Green tea against neurodegenerative diseases


Neurodegenerative diseases exert an overwhelming socioeconomic burden all around the globe.

They are mainly characterized by modified protein accumulation that might trigger various biological responses, including oxidative stress, inflammation, regulation of signaling pathways, and excitotoxicity. These disorders have been widely studied during the last decade in the hopes of developing symptom-oriented therapeutics.

However, no definitive cure has yet been discovered.

Tea is one of the world's most popular beverages. The same plant, Camellia Sinensis (L.).O. Kuntze, is used to make green, black, and oolong teas.

Green tea has been most thoroughly studied because of its anti-cancer, anti-obesity, antidiabetic, anti-inflammatory, and neuroprotective properties.

The polyphenolic compounds found in green tea, known as catechins, have been demonstrated to have many therapeutic effects.
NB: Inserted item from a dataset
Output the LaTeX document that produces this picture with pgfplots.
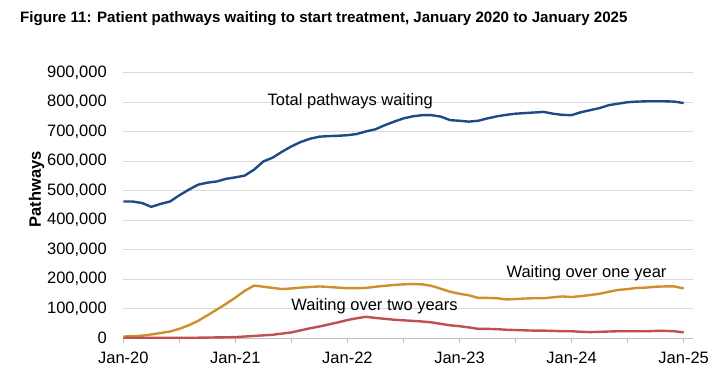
\documentclass[border=0pt]{standalone}
\usepackage{fontspec}
\setmainfont{Liberation Sans}
\usepackage{pgfplots}
\usepackage{pgfplotstable}
\pgfplotsset{compat=1.18}
\definecolor{cblue}{HTML}{1F4A86}
\definecolor{cgold}{HTML}{D08F2C}
\definecolor{cred}{HTML}{C0504D}
\definecolor{cgrid}{HTML}{D9D9D9}
\definecolor{caxis}{HTML}{BFBFBF}

\pgfplotstableread{
m total
0 463
1 463
2 458
3 445
4 455
5 463
6 484
7 503
8 520
9 527
10 531
11 540
12 545
13 551
14 571
15 599
16 612
17 632
18 650
19 665
20 676
21 683
22 685
23 686
24 688
25 692
26 701
27 708
28 722
29 734
30 745
31 752
32 756
33 756
34 751
35 739
36 737
37 734
38 737
39 745
40 752
41 757
42 761
43 763
44 765
45 767
46 761
47 757
48 756
49 766
50 773
51 780
52 790
53 795
54 800
55 802
56 803
57 803
58 803
59 802
60 797
}\totaltab

\pgfplotstableread{
m one
0 5
1 6
2 8
3 12
4 17
5 22
6 31
7 43
8 58
9 77
10 96
11 116
12 137
13 160
14 178
15 174
16 170
17 166
18 168
19 171
20 173
21 175
22 173
23 171
24 169
25 169
26 170
27 174
28 177
29 180
30 182
31 183
32 182
33 177
34 167
35 157
36 150
37 145
38 136
39 136
40 135
41 131
42 132
43 134
44 135
45 135
46 138
47 141
48 139
49 142
50 146
51 150
52 157
53 163
54 166
55 170
56 171
57 174
58 175
59 175
60 168
}\onetab

\pgfplotstableread{
m two
0 1
1 1
2 1
3 1
4 1
5 1
6 1
7 1
8 1
9 1.5
10 2
11 2.5
12 3
13 5
14 7
15 9
16 11
17 15
18 19
19 26
20 33
21 39
22 46
23 53
24 61
25 67
26 72
27 68
28 65
29 62
30 60
31 58
32 56
33 53
34 48
35 43
36 40
37 36
38 31
39 31
40 30
41 28
42 27
43 26
44 25
45 25
46 24
47 23
48 23
49 21
50 20
51 21
52 22
53 23
54 23
55 23
56 23
57 24
58 24
59 23
60 19
}\twotab

\begin{document}
\begin{tikzpicture}[x=1pt,y=1pt]
\path[use as bounding box] (0,0) rectangle (727,378);
\node[anchor=base west, inner sep=0pt, font=\bfseries\fontsize{15.1}{17}\selectfont] at (20,355.5) {Figure 11: Patient pathways waiting to start treatment, January 2020 to January 2025};
\begin{axis}[
  at={(123.3pt,40pt)}, anchor=south west,
  scale only axis, width=569.7pt, height=265.3pt,
  xmin=0, xmax=61, ymin=0, ymax=900000,
  axis x line*=bottom, axis y line*=left,
  y axis line style={draw=none},
  x axis line style={draw=caxis, line width=0.8pt},
  xtick={0,12,24,36,48,60},
  xticklabels={Jan-20,Jan-21,Jan-22,Jan-23,Jan-24,Jan-25},
  minor xtick={6,18,30,42,54},
  tick align=outside,
  major tick length=5pt, minor tick length=5pt,
  tick style={draw=caxis, line width=0.8pt},
  ytick={0,100000,...,900000},
  ytick style={draw=none},
  ymajorgrids, grid style={draw=cgrid, line width=0.9pt},
  scaled y ticks=false,
  /pgf/number format/.cd, fixed, 1000 sep={,}, assume math mode=true,
  /pgfplots/.cd,
  ticklabel style={font=\fontsize{16.5}{18}\selectfont},
  yticklabel style={xshift=-8pt},
  xticklabel style={yshift=-5pt},
  ylabel={Pathways},
  ylabel shift=-4pt,
  ylabel style={at={(ticklabel cs:0.56)}, font=\bfseries\fontsize{16.5}{18}\selectfont},
  clip=false,
]
\addplot[cblue, line width=2.4pt, line join=round] table[x=m, y expr=\thisrow{total}*1000] {\totaltab};
\addplot[cgold, line width=2.4pt, line join=round] table[x=m, y expr=\thisrow{one}*1000] {\onetab};
\addplot[cred, line width=2.4pt, line join=round] table[x=m, y expr=\thisrow{two}*1000] {\twotab};
\node[anchor=base, font=\fontsize{16.5}{18}\selectfont] at (axis cs:24.3,788000) {Total pathways waiting};
\node[anchor=base, font=\fontsize{16.5}{18}\selectfont] at (axis cs:49.6,206000) {Waiting over one year};
\node[anchor=base, font=\fontsize{16.5}{18}\selectfont] at (axis cs:26.9,92000) {Waiting over two years};
\end{axis}
\end{tikzpicture}
\end{document}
They can help in preventing and, somehow, treating neurodegenerative diseases.

Catechins show anti-inflammatory as well as antioxidant effects via blocking cytokines' excessive production and inflammatory pathways, as well as chelating metal ions and free radical scavenging. They may inhibit tau protein phosphorylation, amyloid beta aggregation, and release of apoptotic proteins.

They can also lower alpha-synuclein levels and boost dopamine levels.

All these factors have the potential to affect neurodegenerative disorders. (including Alzheimer's, Parkinson's, multiple sclerosis, and cognitive deficit).